Workforce & Workplace
Keeping Teams Engaged During Times of Change
Moses DeBord
Moses DeBord
Vice President, Sports & Leisure

Benjamin Franklin said that nothing in life is certain except death and taxes but I think Ben may have missed something. Change is an item we should add to the list. Everyone experiences change at some point and in today’s fast-moving world it often seems like change is constant. Technology quickly enhances, information is doubling faster, demographics are shifting and the world is shrinking into a global society. Change has become inevitable.

As I speak with our clients and teams, I hear more and more about the pace of change and the pressure to adapt to keep up with rapidly changing circumstances. Our clients operate in highly competitive environments and it’s important to remain relevant in their markets – this search for relevance demands an ability to continuously evolve.

The challenge with this rapid pace of change is the unsettling effect it can have on our teams. Change can be scary, it’s often ambiguous, routines are interrupted and there becomes a fear of the unknown. All of this brings about varying levels of chaos and creates anxiety for many. This causes teams to become less engaged and creates a lower quality of life for individuals.

Regardless of the size or type of change, there are key steps leaders can take to create an engaging environment during an uncomfortable time. This approach helps people understand, better accept and potentially even embrace change – improving the quality of outcomes and increasing the chances for successful change, driven by highly engaged teams.

  1. Communicate, communicate, communicate

    It’s pretty hard to over-communicate during times of change. Speak and speak often because in the absence of communication people will make up their own stories. Don’t fall victim to that trap. Enough said.

  2. Be as clear as possible on the Why, What and How

    Getting your team to understand the WHY behind change is very important. If they know the reason for change there is a greater chance for acceptance and this knowledge can help motivate them to support the change. Next you must define exactly WHAT is changing. Be clear with your team about the what and help them understand the goal to be accomplished. Finally, provide as much detail as possible around HOW the change will happen. Tell your team about the process, timeline, milestones and targets. Help them understand how they will benefit from the change and how they might be impacted (See #3). When possible, you should include your team in defining the WHY, WHAT and HOW. This creates tremendous buy-in from individuals and gives them some ownership in the success or failure of the initiative.

  3. Help people understand the impact

    This expands on the ‘how’ from step #2. Most people naturally think “what about me” when change happens. Be very aware of this concern, address it openly and most importantly tell them what they can expect from the changes coming. It’s critical for a leader to address this question as it creates the highest levels of anxiety for people.

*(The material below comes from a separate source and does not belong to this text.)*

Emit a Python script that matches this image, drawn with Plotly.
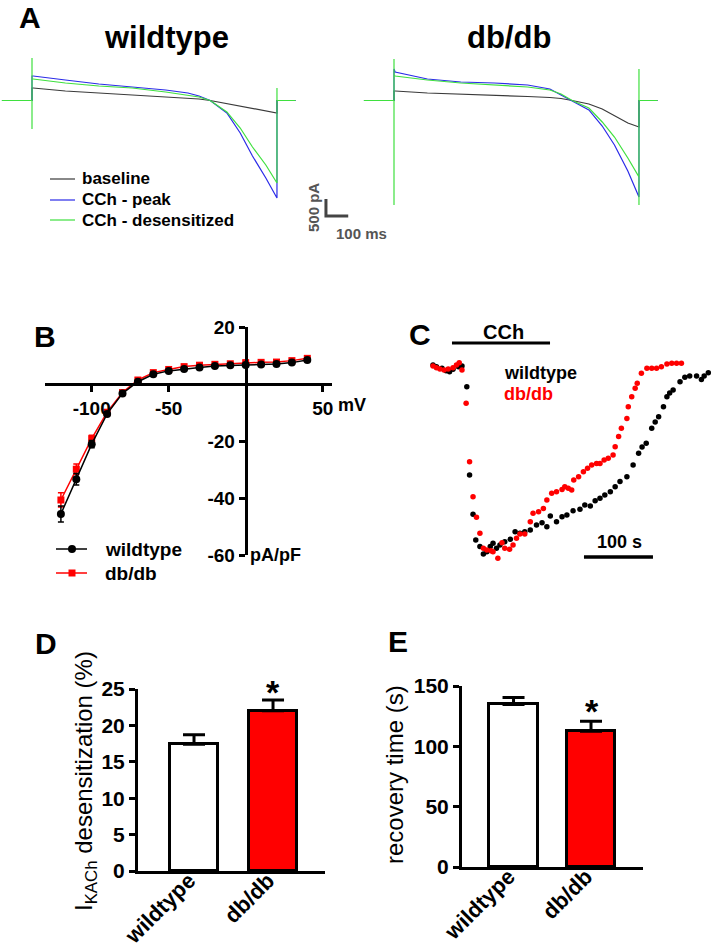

  4. Maintain transparency

    There may be times you can’t share all the details of a change initiative due to sensitive or confidential information, but you shouldn’t shy away from telling people that. Be transparent, upfront and honest about what’s happening, without violating confidentiality. Always share what you can, when you can and people will respect the leader and the process more because of it.

  5. Listen, be available for questions and be sensitive to concerns

    Listening is a critical part to successfully engaging your team. People want to be heard and they want to know you hear them. The old saying, ‘people don’t care how much you know until they know how much you care’, especially rings true here. Listen to individual concerns, allow them to voice thoughts or opinions and provide an opportunity to ask questions. This shows compassion and care for people and will certainly improve levels of engagement with your team.

  6. Communicate some more, follow-up & follow-through

    Provide regular updates, respond to questions, do what you said you were going to do and keep repeating steps 1-5 as often as needed. Communication must be on-going to keep your team engaged.

Whether the change you’re experiencing (or attempting to implement) is small or large – following these steps will greatly improve the engagement of your team. Successfully engaging people improves their quality of life by decreasing anxiety and helping them feel valued, ultimately creating better outcomes. Change is best implemented when people feel as though it’s something they helped do as opposed to something that was done to them. Be a great leader and help your team prepare for the inevitable – with all due respect to Ben Franklin, nothing in life may be more certain than change!